§ **TASK GOAL**
Below is a listing; print exactly its lines from the one containing "Output the Python" down to the one containing "import pandas as pd", both inclusive, with every picture left out.

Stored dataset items
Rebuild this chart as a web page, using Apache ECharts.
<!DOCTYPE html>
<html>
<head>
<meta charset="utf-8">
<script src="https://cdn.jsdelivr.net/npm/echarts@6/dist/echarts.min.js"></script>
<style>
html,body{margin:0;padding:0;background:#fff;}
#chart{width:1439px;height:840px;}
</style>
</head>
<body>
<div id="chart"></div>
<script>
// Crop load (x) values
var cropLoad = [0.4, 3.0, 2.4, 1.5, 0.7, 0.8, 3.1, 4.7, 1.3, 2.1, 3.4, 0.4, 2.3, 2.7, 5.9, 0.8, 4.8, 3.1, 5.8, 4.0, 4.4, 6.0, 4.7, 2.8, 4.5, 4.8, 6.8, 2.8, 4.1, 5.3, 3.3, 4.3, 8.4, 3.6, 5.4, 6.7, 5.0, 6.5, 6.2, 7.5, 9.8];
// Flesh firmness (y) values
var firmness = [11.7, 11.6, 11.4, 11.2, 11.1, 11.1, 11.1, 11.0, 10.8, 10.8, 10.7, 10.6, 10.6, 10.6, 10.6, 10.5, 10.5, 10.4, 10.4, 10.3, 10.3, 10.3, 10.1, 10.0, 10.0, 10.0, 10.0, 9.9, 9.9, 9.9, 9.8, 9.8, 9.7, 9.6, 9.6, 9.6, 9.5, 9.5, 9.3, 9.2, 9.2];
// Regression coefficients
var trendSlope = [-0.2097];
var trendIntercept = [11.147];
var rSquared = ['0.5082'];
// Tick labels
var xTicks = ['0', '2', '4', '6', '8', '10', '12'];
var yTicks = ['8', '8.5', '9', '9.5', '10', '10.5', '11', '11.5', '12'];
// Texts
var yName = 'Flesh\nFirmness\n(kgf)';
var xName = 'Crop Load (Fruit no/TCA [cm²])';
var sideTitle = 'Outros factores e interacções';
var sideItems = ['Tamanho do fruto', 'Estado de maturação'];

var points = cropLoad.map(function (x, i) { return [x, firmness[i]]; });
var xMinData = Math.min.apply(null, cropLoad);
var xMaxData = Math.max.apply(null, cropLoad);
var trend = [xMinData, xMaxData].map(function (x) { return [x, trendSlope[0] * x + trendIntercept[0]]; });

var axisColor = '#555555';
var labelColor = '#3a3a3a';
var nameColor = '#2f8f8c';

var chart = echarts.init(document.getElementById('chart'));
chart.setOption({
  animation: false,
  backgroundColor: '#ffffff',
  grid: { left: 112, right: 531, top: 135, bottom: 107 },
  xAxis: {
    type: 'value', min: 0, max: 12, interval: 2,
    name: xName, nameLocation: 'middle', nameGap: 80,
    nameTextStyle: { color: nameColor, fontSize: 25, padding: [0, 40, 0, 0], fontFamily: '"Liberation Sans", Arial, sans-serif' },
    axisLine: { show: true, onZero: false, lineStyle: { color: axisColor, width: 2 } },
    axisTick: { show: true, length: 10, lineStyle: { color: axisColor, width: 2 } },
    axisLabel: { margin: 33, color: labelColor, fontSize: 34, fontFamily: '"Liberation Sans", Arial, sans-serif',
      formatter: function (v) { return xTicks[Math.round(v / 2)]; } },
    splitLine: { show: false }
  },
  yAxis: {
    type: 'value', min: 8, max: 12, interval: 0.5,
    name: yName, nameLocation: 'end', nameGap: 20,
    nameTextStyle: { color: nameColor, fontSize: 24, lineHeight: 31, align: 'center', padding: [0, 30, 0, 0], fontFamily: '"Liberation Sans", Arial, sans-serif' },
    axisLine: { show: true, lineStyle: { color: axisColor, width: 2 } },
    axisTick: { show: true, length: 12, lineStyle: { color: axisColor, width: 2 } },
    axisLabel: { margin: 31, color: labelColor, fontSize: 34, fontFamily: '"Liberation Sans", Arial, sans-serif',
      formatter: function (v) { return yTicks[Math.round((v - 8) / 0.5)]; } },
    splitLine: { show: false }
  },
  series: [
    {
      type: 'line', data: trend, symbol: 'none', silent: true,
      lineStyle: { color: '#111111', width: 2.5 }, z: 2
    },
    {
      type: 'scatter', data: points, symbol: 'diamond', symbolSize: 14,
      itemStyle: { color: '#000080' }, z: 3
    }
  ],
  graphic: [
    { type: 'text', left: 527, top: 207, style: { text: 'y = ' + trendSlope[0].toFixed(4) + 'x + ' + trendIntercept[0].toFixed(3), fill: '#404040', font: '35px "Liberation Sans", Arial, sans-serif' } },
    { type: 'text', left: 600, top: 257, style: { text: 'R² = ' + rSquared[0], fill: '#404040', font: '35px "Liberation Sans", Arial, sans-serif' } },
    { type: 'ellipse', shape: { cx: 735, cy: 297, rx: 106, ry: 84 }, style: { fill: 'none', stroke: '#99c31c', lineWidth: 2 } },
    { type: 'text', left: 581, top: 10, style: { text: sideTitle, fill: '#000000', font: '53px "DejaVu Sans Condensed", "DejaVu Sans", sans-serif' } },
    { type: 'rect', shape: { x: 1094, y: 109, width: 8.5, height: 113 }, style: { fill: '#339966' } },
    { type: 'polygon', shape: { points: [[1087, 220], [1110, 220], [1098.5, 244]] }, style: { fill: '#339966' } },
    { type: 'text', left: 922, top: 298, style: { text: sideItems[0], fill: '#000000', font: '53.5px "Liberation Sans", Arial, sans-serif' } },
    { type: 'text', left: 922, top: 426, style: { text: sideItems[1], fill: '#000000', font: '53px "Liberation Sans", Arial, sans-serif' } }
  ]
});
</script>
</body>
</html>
* * *
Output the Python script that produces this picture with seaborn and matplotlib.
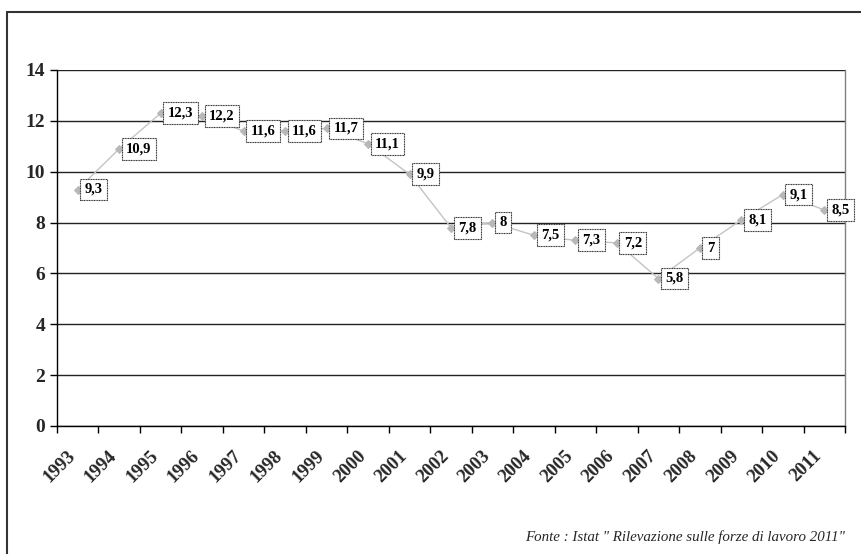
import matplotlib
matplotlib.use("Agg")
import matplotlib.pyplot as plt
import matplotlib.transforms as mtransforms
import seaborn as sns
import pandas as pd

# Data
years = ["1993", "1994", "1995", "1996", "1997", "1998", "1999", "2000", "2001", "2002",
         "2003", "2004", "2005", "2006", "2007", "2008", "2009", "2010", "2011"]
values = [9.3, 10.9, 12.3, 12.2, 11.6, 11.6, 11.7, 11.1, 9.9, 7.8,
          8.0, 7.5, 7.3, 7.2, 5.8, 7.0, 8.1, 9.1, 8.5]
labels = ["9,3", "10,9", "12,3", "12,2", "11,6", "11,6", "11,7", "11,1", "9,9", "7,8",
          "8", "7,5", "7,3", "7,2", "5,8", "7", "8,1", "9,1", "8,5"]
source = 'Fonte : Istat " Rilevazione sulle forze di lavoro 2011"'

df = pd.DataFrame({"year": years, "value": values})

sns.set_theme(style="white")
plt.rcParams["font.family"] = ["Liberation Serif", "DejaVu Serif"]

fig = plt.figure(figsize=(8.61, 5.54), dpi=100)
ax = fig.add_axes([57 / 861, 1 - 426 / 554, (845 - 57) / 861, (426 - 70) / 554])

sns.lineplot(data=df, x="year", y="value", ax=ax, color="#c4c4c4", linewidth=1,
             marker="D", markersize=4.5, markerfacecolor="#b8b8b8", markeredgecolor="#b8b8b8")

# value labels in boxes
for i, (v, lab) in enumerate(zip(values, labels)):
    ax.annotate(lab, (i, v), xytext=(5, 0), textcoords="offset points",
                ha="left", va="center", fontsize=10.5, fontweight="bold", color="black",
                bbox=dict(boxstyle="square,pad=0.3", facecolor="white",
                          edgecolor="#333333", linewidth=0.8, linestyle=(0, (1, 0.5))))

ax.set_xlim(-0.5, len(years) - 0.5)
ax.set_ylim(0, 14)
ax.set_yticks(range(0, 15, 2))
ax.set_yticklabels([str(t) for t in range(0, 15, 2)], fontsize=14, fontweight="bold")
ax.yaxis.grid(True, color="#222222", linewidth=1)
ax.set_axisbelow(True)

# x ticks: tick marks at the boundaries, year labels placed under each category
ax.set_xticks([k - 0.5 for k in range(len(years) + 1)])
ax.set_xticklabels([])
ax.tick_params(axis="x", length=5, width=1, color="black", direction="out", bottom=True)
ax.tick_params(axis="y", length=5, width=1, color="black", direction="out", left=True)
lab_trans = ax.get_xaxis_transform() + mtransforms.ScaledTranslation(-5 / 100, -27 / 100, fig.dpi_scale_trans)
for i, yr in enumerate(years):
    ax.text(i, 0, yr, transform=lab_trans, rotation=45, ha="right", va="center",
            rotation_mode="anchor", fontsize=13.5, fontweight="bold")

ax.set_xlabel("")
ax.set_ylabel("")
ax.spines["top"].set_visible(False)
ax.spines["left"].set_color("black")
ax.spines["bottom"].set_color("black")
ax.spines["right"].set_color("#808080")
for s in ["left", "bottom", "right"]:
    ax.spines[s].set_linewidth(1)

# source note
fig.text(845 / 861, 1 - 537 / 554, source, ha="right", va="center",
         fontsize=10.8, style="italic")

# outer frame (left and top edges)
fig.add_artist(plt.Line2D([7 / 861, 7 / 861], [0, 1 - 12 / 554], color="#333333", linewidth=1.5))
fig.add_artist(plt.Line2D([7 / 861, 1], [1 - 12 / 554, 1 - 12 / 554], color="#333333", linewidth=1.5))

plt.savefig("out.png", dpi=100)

§ **SOLUTION TO THIS TASK**
Output the Python script that produces this picture with seaborn and matplotlib.
import matplotlib
matplotlib.use("Agg")
import matplotlib.pyplot as plt
import matplotlib.transforms as mtransforms
import seaborn as sns
import pandas as pd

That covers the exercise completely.